In our judgment, the testimony of the witness Garey, with regard to conversations with Mrs. Stull outside Moorhouse’s presence was incompetent.
The contention on the part of the executors that the ledger of F. B. Keech & Co., the brokers through whom Moorhouse dealt, was inadmissible, is in our judgment untenable. The entries were made in the regular course of business, and their methods proved to be accurate by those having supervision of them when they were made. First Nat. Bank of Stronghurst v. Vaughan, 240 Ill. App. 50; People v. Small, 319 Ill. 437; Pittsburgh, C., C. & St. L. Ry. Co. v. Chicago, 242 Ill. 178; Cooke v. People, 231 Ill. 9.

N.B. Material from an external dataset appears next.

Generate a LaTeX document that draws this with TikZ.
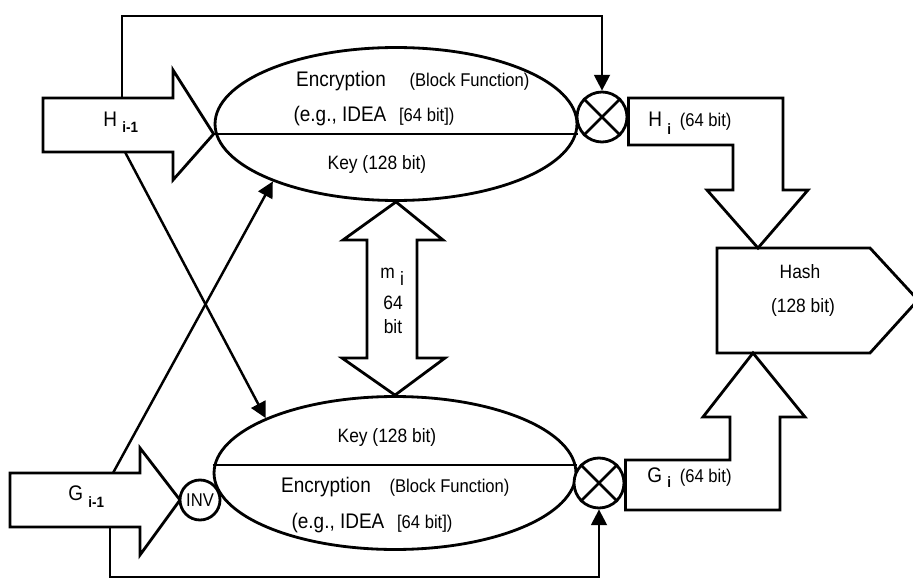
\documentclass[tikz,border=0pt]{standalone}
\usepackage{fontspec}
\setmainfont{Liberation Sans}[FakeStretch=0.9]
\usetikzlibrary{arrows.meta, positioning, calc, shapes}
\tikzset{
  blk/.style={draw, line width=1.6pt, fill=white, line join=miter},
  big/.style={inner sep=0pt, anchor=base, font=\fontsize{12}{14}\selectfont},
  mid/.style={inner sep=0pt, anchor=base, font=\fontsize{11}{13}\selectfont},
  sml/.style={inner sep=0pt, anchor=base, font=\fontsize{10.5}{12}\selectfont},
  xor/.style={circle, draw, line width=1.6pt, fill=white, minimum size=1cm, inner sep=0pt},
  enc/.style={ellipse, draw, line width=1.6pt, minimum width=7.24cm, minimum height=3.06cm, inner sep=0pt},
  fb/.style={line width=1.4pt, -{Triangle[length=9pt,width=9pt]}}
}
\newcommand{\lowsub}[2]{\hspace{3pt}\raisebox{#1}{\fontsize{8.5}{10}\selectfont\bfseries #2}}

\begin{document}
\begin{tikzpicture}[x=0.02cm, y=-0.02cm]
\useasboundingbox (0,0) rectangle (913,581);
\node[enc] (EH) at (396,124) {};
\node[enc] (EG) at (395,473) {};
\draw[line width=1.6pt] ([yshift=-0.2cm]EH.west) -- ([yshift=-0.2cm]EH.east);
\draw[line width=1.6pt] ([yshift=0.16cm]EG.west) -- ([yshift=0.16cm]EG.east);
\node[xor] (XH) at (602,117) {};
\node[xor] (XG) at (599,483) {};
\foreach \n in {XH,XG} {
  \draw[line width=1.6pt] (\n.45) -- (\n.225) (\n.135) -- (\n.315);
}
\draw[blk] (43,98) -- (173,98) -- (173,70) -- ([yshift=-0.2cm]EH.west) -- (173,180) -- (173,152) -- (43,152) -- cycle;
\draw[blk] (10,473) -- (140,473) -- (140,448) -- (180,500) -- (140,555) -- (140,527) -- (10,527) -- cycle;
\draw[blk] (EH.south) -- (443,240) -- (417,240) -- (417,358) -- (445,358) -- (EG.north) -- (342,358) -- (367,358) -- (367,240) -- (343,240) -- cycle;
\coordinate (HashTop) at (758,248);
\coordinate (HashBot) at (753,353);
\draw[blk] (717,248) -- (870,248) -- (918,300) -- (870,353) -- (717,353) -- cycle;
\draw[blk] (XH.east |- 0,98) -- (783,98) -- (783,190) -- (808,190) -- (HashTop) -- (707,190) -- (733,190) -- (733,145) -- (XH.east |- 0,145) -- cycle;
\draw[blk] (XG.east |- 0,510) -- (780,510) -- (780,417) -- (805,417) -- (HashBot) -- (703,417) -- (730,417) -- (730,460) -- (XG.east |- 0,460) -- cycle;
\node[circle, draw, fill=white, line width=1.6pt, minimum size=0.8cm, inner sep=0pt, font=\fontsize{10.5}{12}\selectfont] (INV) at (200,500) {INV};
\coordinate (HF) at (122,98);
\coordinate (HX) at (125,152);
\coordinate (GX) at (113,473);
\coordinate (GF) at (110,527);
\draw[fb] (HF) -- (122,16) -| (XH.north);
\draw[fb] (GF) -- (110,577) -| (XG.south);
\draw[fb] (HX) -- (EG.157);
\draw[fb] (GX) -- (EH.205);
\node[big, anchor=base west] (HIn) at (103,127) {H\lowsub{-3pt}{i-1}};
\node[big, anchor=base west] (GIn) at (68,500) {G\lowsub{-4pt}{i-1}};
\node[big] (EncTH) at (341,87) {Encryption};
\node[sml, right=0.46cm of EncTH.base east, anchor=base west] (BlkTH) {(Block Function)};
\node[big] (IdeaTH) at (340,122) {(e.g., IDEA};
\node[sml, right=0.24cm of IdeaTH.base east, anchor=base west] (BitTH) {[64 bit])};
\node[mid] (KeyTH) at (377,170) {Key (128 bit)};
\node[mid] (KeyTG) at (387,442) {Key (128 bit)};
\node[big] (EncTG) at (326,492) {Encryption};
\node[sml, right=0.36cm of EncTG.base east, anchor=base west] (BlkTG) {(Block Function)};
\node[big] (IdeaTG) at (338,528) {(e.g., IDEA};
\node[sml, right=0.24cm of IdeaTG.base east, anchor=base west] (BitTG) {[64 bit])};
\node[mid, anchor=base west] (MT) at (380,278) {m\hspace{3pt}\raisebox{-4pt}{i}};
\node[mid] (M64) at (393,309) {64};
\node[mid] (MBit) at (393,333) {bit};
\node[big, anchor=base west] (HOut) at (648,127) {H\lowsub{-4pt}{i}\hspace{5pt}{\fontsize{10.5}{12}\selectfont(64 bit)}};
\node[big, anchor=base west] (GOut) at (647,482) {G\lowsub{-3pt}{i}\hspace{5pt}{\fontsize{10.5}{12}\selectfont(64 bit)}};
\node[mid] (HashT) at (800,278) {Hash};
\node[mid] (HashB) at (803,312) {(128 bit)};
\end{tikzpicture}
\end{document}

Some contention is made on behalf of the executors that the trial judge erred in putting certain limitations on the cross-examination of the witness May, concerning other stocks besides the two in question, in which Moorhouse dealt. In our judgment, that contention is untenable.
For the reasons stated, the judgment will be reversed and the cause remanded for a new trial.
Judgment reversed and remanded.
Holdom, P. J., and Wilson, J., concur.